Тем более удивила меня статейка, появившаяся в советской печати в 1924 году (в № 25 журнала «Былое», редактором был тогда Щеголев), подписанная именем моей тетки Ек. Летковой-Султановой: искаженно толкуется в ней отношение отца к процессу и к главным его фигурам. В статейке мы читаем, что в некоторых рисунках отцовского альбома обнаружилась «великая тайна художественного творчества»:
«Маковский шел в суд, преисполненный чувств негодования против «злодеев», и конечно весь на стороне «благородных» судей.
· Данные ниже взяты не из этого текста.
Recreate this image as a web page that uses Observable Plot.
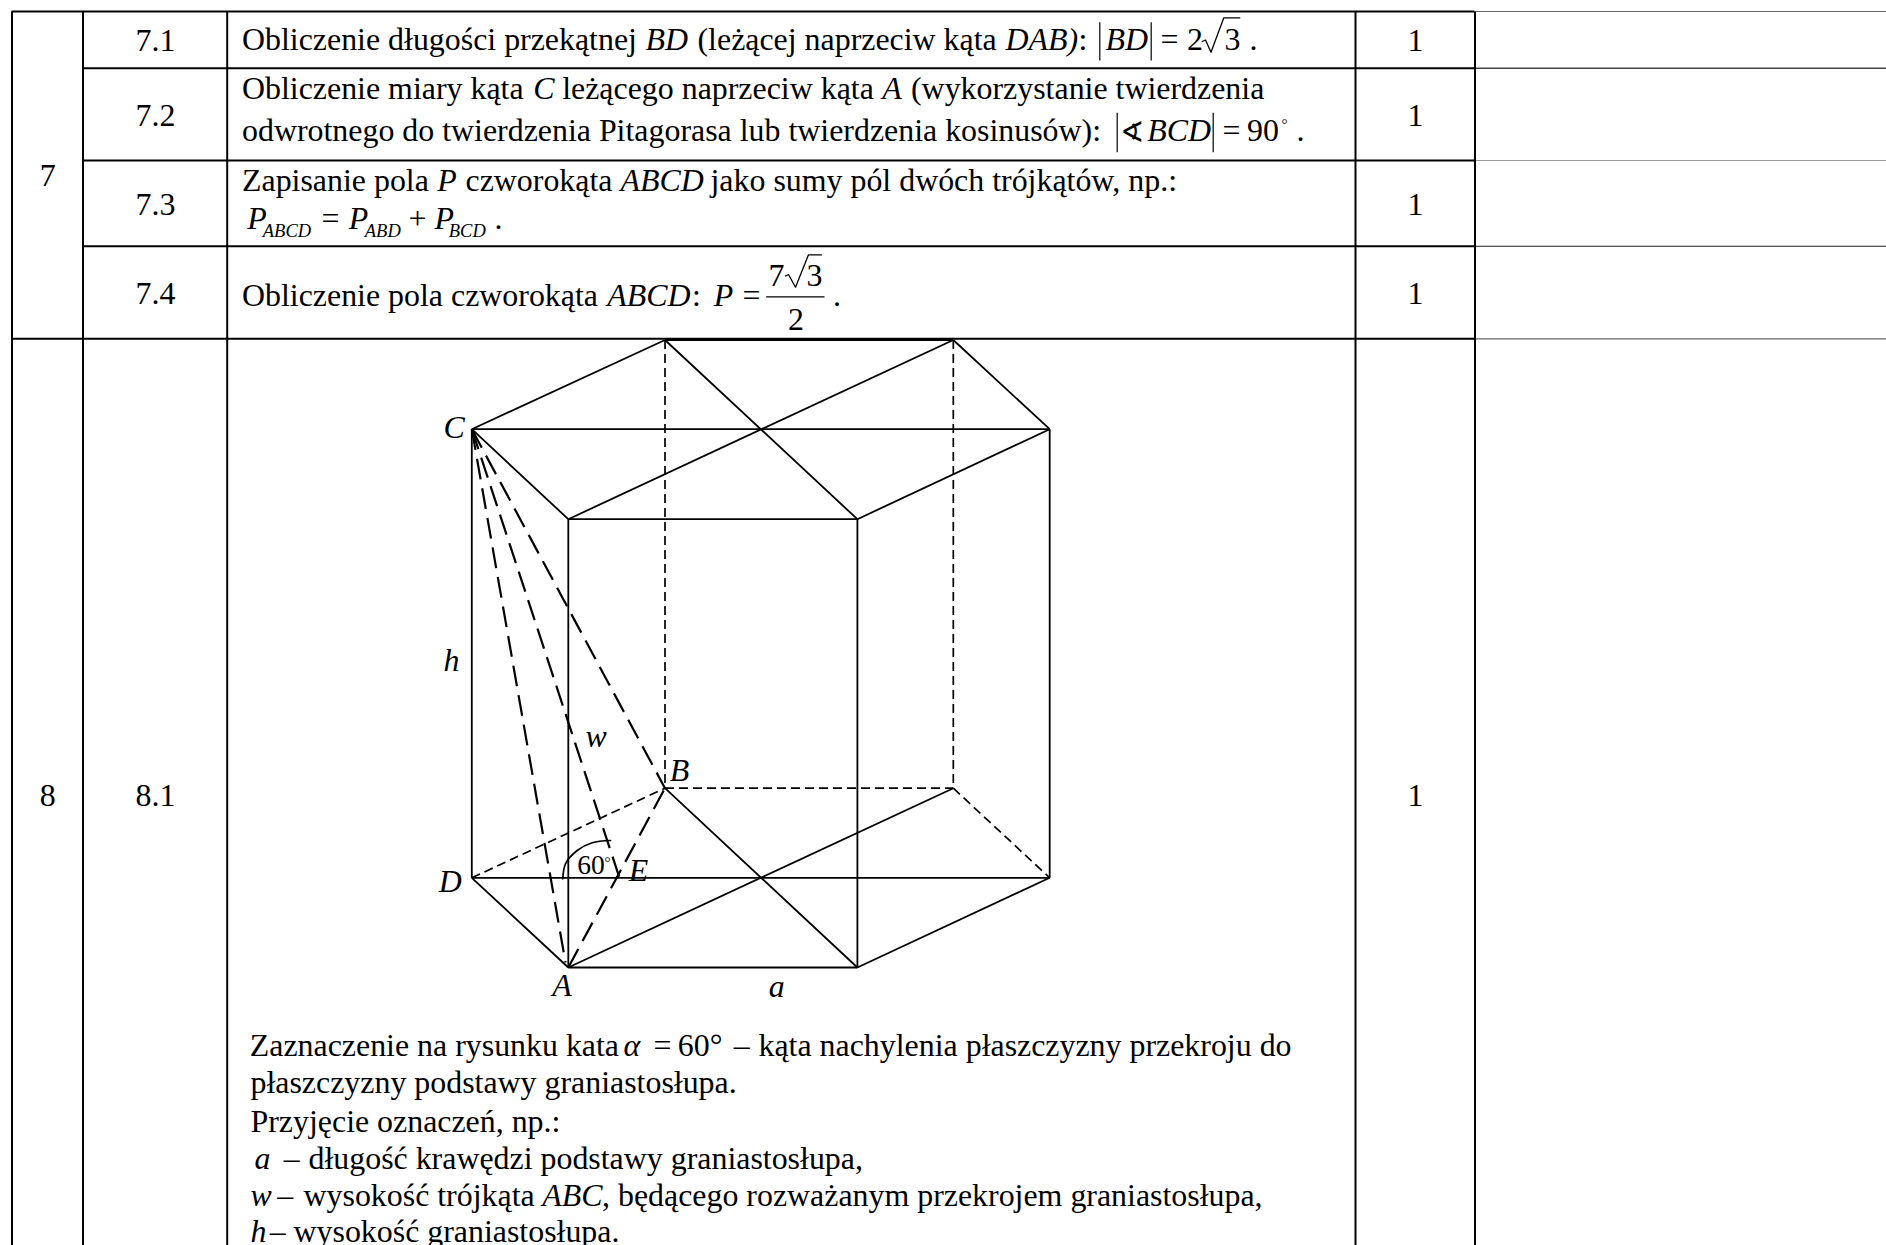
<!DOCTYPE html>
<html><head><meta charset="utf-8">
<script src="https://cdn.jsdelivr.net/npm/d3@7"></script>
<script src="https://cdn.jsdelivr.net/npm/@observablehq/plot@0.6"></script>
<style>html,body{margin:0;padding:0;background:#fff;overflow:hidden}svg{display:block}</style>
</head><body><div id="c"></div>
<script>
// table grid
const gridRows = [
 [11,11,1474,"#000",2],[67.7,82,1474,"#000",2],[160,82,1474,"#000",2],[245.7,82,1474,"#000",2],[338.3,11,1474,"#000",2],
 [11,1474,1886,"#666",1.2],[67.7,1474,1886,"#444",1.6],[160,1474,1886,"#999",1.2],[245.7,1474,1886,"#222",1.1],[338.3,1474,1886,"#666",1.3]
];
const gridCols = [11.5,82.5,226.7,1355,1474.5];
// prism vertices
const V = {C:[471.3,428.7],TL:[664.5,339.5],TR:[952.8,339.5],R:[1049.2,428.7],FL:[567.8,518.7],FR:[856.9,518.7],
 D:[471.3,877.3],A:[567.8,967],BR:[856.9,967],B:[664.5,787.7],Q:[952.8,787.7],S:[1049.2,877.3],E:[619,877.3],Foot:[565,962]};
const solidEdges = ["C-TL","TL-TR","TR-R","R-FR","FR-FL","FL-C","C-R","TL-FR","FL-TR","C-D","R-S","FL-A","FR-BR","D-A","A-BR","BR-S","D-S","A-Q","B-BR"];
const thinDashed = ["TL-B","TR-Q","D-B","B-Q","Q-S"];
const longDashed = ["C-Foot","C-E","C-B","A-B"];
const angleArc = [[562.3,878.3],[565,863.3],[576.7,850],[591.7,842.3],[610,840]];
// radicals and bars
const radical1 = [[1201.7,41],[1205,39.5],[1210.5,51.7],[1223.3,17.3],[1239.3,17.3]];
const radical2 = [[785,275.5],[788,274],[795,286.7],[808,254.3],[821,254.3]];
const absBars = [[1099.3,21.7,60],[1150.7,21.7,60],[1116.7,112.3,151.7],[1212.7,112.3,151.7]];
const fractionBar = [[765.7,296.3,824,296.3]];
// text runs: text, x, baseline
const roman = [
 ["7",39.3,185.7],["8",39.3,805],["7.1",135,50.7],["7.2",135,125.7],["7.3",135,214.3],["7.4",135,303.3],["8.1",135,805],
 ["1",1407,50.7],["1",1407,125.7],["1",1407,214.3],["1",1407,303.3],["1",1407,805],
 ["Obliczenie długości przekątnej",241.5,49.3],["(leżącej naprzeciw kąta",697,49.3],[":",1078,49.3],["=",1160,49.3],["2",1186.5,49.3],["3",1224,49.3],[".",1249,49.3],
 ["Obliczenie miary kąta",241.5,98.3],["leżącego naprzeciw kąta",561.7,98.3],["(wykorzystanie twierdzenia",910.5,98.3],
 ["odwrotnego do twierdzenia Pitagorasa lub twierdzenia kosinusów):",241.5,140],["=",1222,140],["90",1246.5,140],[".",1296,140],
 ["Zapisanie pola",241.5,190],["czworokąta",465,190],["jako sumy pól dwóch trójkątów, np.:",710,190],
 ["=",321,228.3],["+",408,228.3],[".",494,228.3],
 ["Obliczenie pola czworokąta",241.5,305],[":",691.5,305],["=",742,305],["7",768,285],["3",806,285],["2",787.5,329.3],[".",832.5,305],
 ["Zaznaczenie na rysunku kata",249.3,1055.7],["=",653,1055.7],["60°",677.3,1055.7],["–",733.3,1055.7],["kąta nachylenia płaszczyzny przekroju do",758,1055.7],
 ["płaszczyzny podstawy graniastosłupa.",250,1092.5],["Przyjęcie oznaczeń, np.:",250,1131],
 ["–",283.3,1168.3],["długość krawędzi podstawy graniastosłupa,",308,1168.3],["–",276.7,1205],["wysokość trójkąta",303,1205],[", będącego rozważanym przekrojem graniastosłupa,",601.5,1205],
 ["–",269.3,1241.7],["wysokość graniastosłupa.",293,1241.7]
];
const italic = [
 ["BD",645,49.3],["DAB)",1005,49.3],["BD",1105,49.3],
 ["C",532.7,98.3],["A",881.7,98.3],["BCD",1146.7,140],
 ["P",436.7,190],["ABCD",620,190],
 ["P",246.7,228.3],["P",348.3,228.3],["P",434,228.3],
 ["ABCD",606.7,305],["P",713.3,305],
 ["α",623,1055.7],["a",254,1168.3],["w",250,1205],["ABC",541.7,1205],["h",250,1241.7],
 ["C",443,437],["h",443,670],["w",585,746.7],["B",669.3,780],["E",628.3,880],["D",438.3,891.7],["A",551.7,995],["a",768.3,996.7]
];
const subscripts = [["ABCD",262.3,236.7],["ABD",364.3,236.7],["BCD",448.3,236.7]];
const small = [["60",576.7,873.3]];
const tiny = [["°",1281,128],["°",604,866]];
const angleSign = [["∢",1119.5,141]];

const edges = (list) => list.map(s => { const [a,b] = s.split("-"); return {x1:V[a][0],y1:V[a][1],x2:V[b][0],y2:V[b][1]}; });
const linkOpts = {x1:"x1",y1:"y1",x2:"x2",y2:"y2",stroke:"#000"};
const txt = (rows, o) => Plot.text(rows,{x:d=>d[1],y:d=>d[2],text:d=>d[0],textAnchor:"start",lineAnchor:"bottom",fill:"#000",fontFamily:"Liberation Serif",...o});

const plot = Plot.plot({
 width:1886,height:1245,margin:0,
 x:{domain:[0,1886],range:[0,1886],axis:null},
 y:{domain:[0,1245],range:[0,1245],axis:null},
 style:{background:"#fff"},
 marks:[
  Plot.link(edges(solidEdges),{...linkOpts,strokeWidth:1.8}),
  Plot.link(edges(thinDashed),{...linkOpts,strokeWidth:1.7,strokeDasharray:"9,5"}),
  Plot.link(edges(longDashed),{...linkOpts,strokeWidth:2.2,strokeDasharray:"21,9"}),
  Plot.line(angleArc,{x:d=>d[0],y:d=>d[1],curve:"catmull-rom",stroke:"#000",strokeWidth:1.7}),
  Plot.line(radical1,{x:d=>d[0],y:d=>d[1],stroke:"#000",strokeWidth:1.3}),
  Plot.line(radical2,{x:d=>d[0],y:d=>d[1],stroke:"#000",strokeWidth:1.3}),
  Plot.link(absBars,{x1:d=>d[0],y1:d=>d[1],x2:d=>d[0],y2:d=>d[2],stroke:"#000",strokeWidth:1.2}),
  Plot.link(fractionBar,{x1:d=>d[0],y1:d=>d[1],x2:d=>d[2],y2:d=>d[3],stroke:"#000",strokeWidth:1.3}),
  Plot.link(gridRows,{x1:d=>d[1],y1:d=>d[0],x2:d=>d[2],y2:d=>d[0],stroke:d=>d[3],strokeWidth:d=>d[4]}),
  Plot.link(gridCols,{x1:d=>d,y1:11,x2:d=>d,y2:1245,stroke:"#000",strokeWidth:2}),
  txt(roman,{fontSize:31.9}),
  txt(italic,{fontSize:31.9,fontStyle:"italic"}),
  txt(subscripts,{fontSize:18.5,fontStyle:"italic"}),
  txt(small,{fontSize:27.5}),
  txt(tiny,{fontSize:15}),
  txt(angleSign,{fontSize:29,fontFamily:"DejaVu Sans"})
 ]
});
document.getElementById("c").appendChild(plot);
</script></body></html>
А на бумаге получилось совсем иное: беспощадное изображение старых, отживших чиновников, хищный прокурор, неумолимый жандарм со стеклянными глазами — с одной стороны, и простой русский человек — с другой. Особенно захватил его Желябов, и не столько внешним обликом, сколько сложной своей психикой. Маковский говорил о нем, старался понять его и не мог стряхнуть с себя его обаяния. На словах он называл его «злодеем», считая, что он был главным руководителем события 1 марта, а на рисунках у него Желябов не злодей, а герой. Из нескольких набросков видно, как мучило его это лицо, как он чего-то искал в нем. Рисовал его и в профиль, и en face, проходил дома пером, всё время возвращался к нему. И рядом с этим портреты сановников (всё хорошие знакомые Маковского) вышли у него до жути символичны. Никакой преднамеренности тут заподозрить нельзя. Маковский рисовал с натуры, как птица поет. И тут он дал только то, что властно требовала от него правда, особая правда художника».
Здесь каждое слово преднамеренная выдумка. Особенно не вяжутся все эти психологические «противоречия» с отношением Константина Егоровича к натуре. Верна лишь фраза: «рисовал, как птица поет». Да, в этом была и сила его, и слабость. Хотя бы только поэтому нисколько не «мучило» его лицо Желябова и нисколько не казались прокурор «хищным», а жандарм «со стеклянными глазами» неумолимым. Очень далек был отец, в ту пору особенно, от передвижнического патетизма и гражданской «символичности». Эти рисунки — быстрые карандашные croquis без всякой претензии (хоть и проходил он пером некоторые из них); они нарисованы талантливо, как все, что он рисовал, но отнюдь не отражают каких-то раздоров его с совестью.